## Given task
Could you extract every entry below and reproduce it exactly?
* * * * *
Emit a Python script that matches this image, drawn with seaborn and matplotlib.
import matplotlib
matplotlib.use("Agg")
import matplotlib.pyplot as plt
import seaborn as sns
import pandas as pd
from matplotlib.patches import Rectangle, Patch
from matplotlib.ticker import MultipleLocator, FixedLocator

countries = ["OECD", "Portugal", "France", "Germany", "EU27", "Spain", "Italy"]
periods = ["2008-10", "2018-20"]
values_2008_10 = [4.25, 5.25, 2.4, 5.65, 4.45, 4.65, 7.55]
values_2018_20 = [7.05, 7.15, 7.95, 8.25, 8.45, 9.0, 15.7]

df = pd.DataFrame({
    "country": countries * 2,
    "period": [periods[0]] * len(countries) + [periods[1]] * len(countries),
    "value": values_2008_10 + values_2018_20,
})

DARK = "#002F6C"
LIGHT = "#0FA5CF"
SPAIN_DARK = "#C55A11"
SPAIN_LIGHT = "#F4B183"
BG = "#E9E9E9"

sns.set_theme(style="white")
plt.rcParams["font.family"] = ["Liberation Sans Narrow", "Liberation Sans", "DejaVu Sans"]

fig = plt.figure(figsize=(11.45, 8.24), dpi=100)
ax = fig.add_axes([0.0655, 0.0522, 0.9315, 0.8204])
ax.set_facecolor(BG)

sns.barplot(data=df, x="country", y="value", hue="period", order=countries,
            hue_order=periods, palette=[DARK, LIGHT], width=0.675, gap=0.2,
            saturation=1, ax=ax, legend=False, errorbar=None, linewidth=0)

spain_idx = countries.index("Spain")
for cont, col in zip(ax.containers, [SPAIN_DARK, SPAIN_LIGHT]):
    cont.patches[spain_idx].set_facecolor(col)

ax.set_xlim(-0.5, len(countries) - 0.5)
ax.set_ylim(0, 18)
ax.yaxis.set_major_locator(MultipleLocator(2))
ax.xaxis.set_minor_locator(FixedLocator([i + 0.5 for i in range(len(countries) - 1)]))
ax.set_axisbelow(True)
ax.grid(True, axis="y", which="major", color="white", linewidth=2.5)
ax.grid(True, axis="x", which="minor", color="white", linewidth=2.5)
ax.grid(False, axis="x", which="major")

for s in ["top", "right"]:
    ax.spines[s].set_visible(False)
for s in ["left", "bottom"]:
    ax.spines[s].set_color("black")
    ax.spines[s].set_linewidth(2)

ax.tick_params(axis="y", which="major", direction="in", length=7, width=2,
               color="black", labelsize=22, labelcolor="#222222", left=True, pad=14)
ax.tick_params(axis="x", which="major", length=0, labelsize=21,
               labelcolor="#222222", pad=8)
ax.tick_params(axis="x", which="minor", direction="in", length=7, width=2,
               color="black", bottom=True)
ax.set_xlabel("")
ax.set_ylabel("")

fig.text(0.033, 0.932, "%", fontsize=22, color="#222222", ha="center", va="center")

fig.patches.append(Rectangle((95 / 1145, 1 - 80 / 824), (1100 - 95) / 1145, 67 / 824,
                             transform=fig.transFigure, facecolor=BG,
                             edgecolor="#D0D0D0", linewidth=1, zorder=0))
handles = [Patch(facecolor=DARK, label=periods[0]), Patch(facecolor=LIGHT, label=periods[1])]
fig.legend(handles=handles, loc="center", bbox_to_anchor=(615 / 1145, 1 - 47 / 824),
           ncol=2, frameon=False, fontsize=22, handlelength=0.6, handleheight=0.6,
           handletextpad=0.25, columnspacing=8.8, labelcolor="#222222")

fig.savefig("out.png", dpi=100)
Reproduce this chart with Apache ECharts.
* * * * *
## The output
Emit a Python script that matches this image, drawn with seaborn and matplotlib.
import matplotlib
matplotlib.use("Agg")
import matplotlib.pyplot as plt
import seaborn as sns
import pandas as pd
from matplotlib.patches import Rectangle, Patch
from matplotlib.ticker import MultipleLocator, FixedLocator

countries = ["OECD", "Portugal", "France", "Germany", "EU27", "Spain", "Italy"]
periods = ["2008-10", "2018-20"]
values_2008_10 = [4.25, 5.25, 2.4, 5.65, 4.45, 4.65, 7.55]
values_2018_20 = [7.05, 7.15, 7.95, 8.25, 8.45, 9.0, 15.7]

df = pd.DataFrame({
    "country": countries * 2,
    "period": [periods[0]] * len(countries) + [periods[1]] * len(countries),
    "value": values_2008_10 + values_2018_20,
})

DARK = "#002F6C"
LIGHT = "#0FA5CF"
SPAIN_DARK = "#C55A11"
SPAIN_LIGHT = "#F4B183"
BG = "#E9E9E9"

sns.set_theme(style="white")
plt.rcParams["font.family"] = ["Liberation Sans Narrow", "Liberation Sans", "DejaVu Sans"]

fig = plt.figure(figsize=(11.45, 8.24), dpi=100)
ax = fig.add_axes([0.0655, 0.0522, 0.9315, 0.8204])
ax.set_facecolor(BG)

sns.barplot(data=df, x="country", y="value", hue="period", order=countries,
            hue_order=periods, palette=[DARK, LIGHT], width=0.675, gap=0.2,
            saturation=1, ax=ax, legend=False, errorbar=None, linewidth=0)

spain_idx = countries.index("Spain")
for cont, col in zip(ax.containers, [SPAIN_DARK, SPAIN_LIGHT]):
    cont.patches[spain_idx].set_facecolor(col)

ax.set_xlim(-0.5, len(countries) - 0.5)
ax.set_ylim(0, 18)
ax.yaxis.set_major_locator(MultipleLocator(2))
ax.xaxis.set_minor_locator(FixedLocator([i + 0.5 for i in range(len(countries) - 1)]))
ax.set_axisbelow(True)
ax.grid(True, axis="y", which="major", color="white", linewidth=2.5)
ax.grid(True, axis="x", which="minor", color="white", linewidth=2.5)
ax.grid(False, axis="x", which="major")

for s in ["top", "right"]:
    ax.spines[s].set_visible(False)
for s in ["left", "bottom"]:
    ax.spines[s].set_color("black")
    ax.spines[s].set_linewidth(2)

ax.tick_params(axis="y", which="major", direction="in", length=7, width=2,
               color="black", labelsize=22, labelcolor="#222222", left=True, pad=14)
ax.tick_params(axis="x", which="major", length=0, labelsize=21,
               labelcolor="#222222", pad=8)
ax.tick_params(axis="x", which="minor", direction="in", length=7, width=2,
               color="black", bottom=True)
ax.set_xlabel("")
ax.set_ylabel("")

fig.text(0.033, 0.932, "%", fontsize=22, color="#222222", ha="center", va="center")

fig.patches.append(Rectangle((95 / 1145, 1 - 80 / 824), (1100 - 95) / 1145, 67 / 824,
                             transform=fig.transFigure, facecolor=BG,
                             edgecolor="#D0D0D0", linewidth=1, zorder=0))
handles = [Patch(facecolor=DARK, label=periods[0]), Patch(facecolor=LIGHT, label=periods[1])]
fig.legend(handles=handles, loc="center", bbox_to_anchor=(615 / 1145, 1 - 47 / 824),
           ncol=2, frameon=False, fontsize=22, handlelength=0.6, handleheight=0.6,
           handletextpad=0.25, columnspacing=8.8, labelcolor="#222222")

fig.savefig("out.png", dpi=100)
Reproduce this chart with Apache ECharts.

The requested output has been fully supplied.